Can you still call it a primary if there is no secondary? Would't it just be a "carboy" at that point?

Hope that was clearer than the earlier answers. I hate when a question is left hanging.

Joe
 
Thanks a lot for the thought out answer, it does help a lot. As of now I don't have a very accurate way of controlling my fermentation temp. I do however have a few spots in my house that are pretty reliable. For my last batch I chilled my beer down to 50ºF and pitched the yeast. I placed the primary on the steps to my unheated basement next to the door to the heated kitchen. I don't really have a way of know what it does in the middle of the night but I check it at least three times a day and it is always at 62ºF. Of course that is based on a temp strip stuck to the side of the bucket.

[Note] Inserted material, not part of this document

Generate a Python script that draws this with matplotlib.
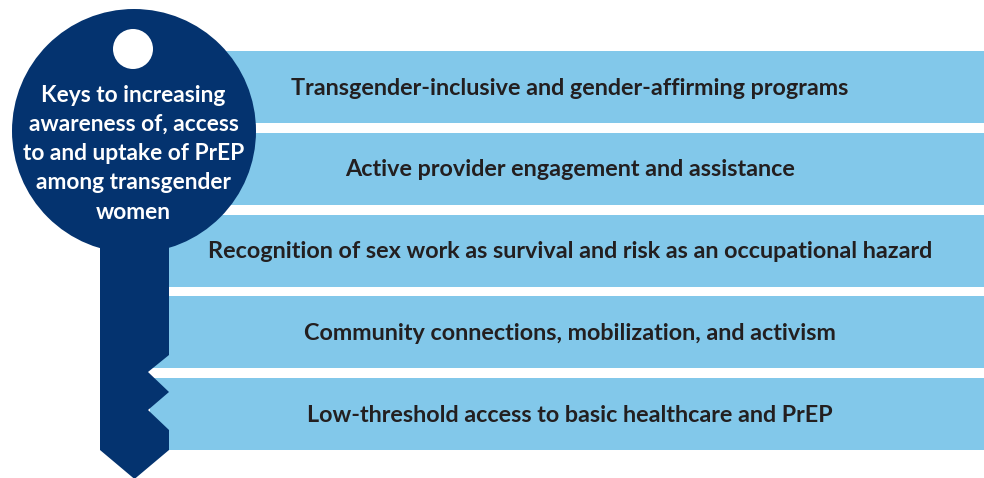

I kept it at 62ºF for a week, then the airlock activity started to fall off, I moved it to another room in the house where it holds 66º to 68ºF pretty consistently. I know airlock activity isn't a good gauge of fermentation but on day 10 I'm still getting about 1 bubble per min. My plan was to let it go up to about 72ºF for a couple days and then just let it come back to ~66ºF for a few weeks before putting it in the basement where it will get closer to 50º for about a week. Then bottle. I don't think it's a bad plan but I'm definitely looking to improve. Unfortunately your advice was a little to late for my last batch but I will definitely take it into account for my next batch. I think maybe a brew belt or something like that might be in my near future.

Thanks again.
 
My method is pretty similar to jfowler's. I'm usually keeping ales around 68 for the first three days, once they rise naturally from pitch temp. Once I see the krausen start to recede, I'll boost to 70-72 to finish.

I have a friend, however, who basically pitches low, gets through the growth phase, hits high krausen, and then jacks it all the way up to 72. He believes that only the lag/growth phase is the important part. I can't argue too much because he makes fabulous beer. I'm just enough of a weiner that I like to give it at least 3 days to ensure that growth is over.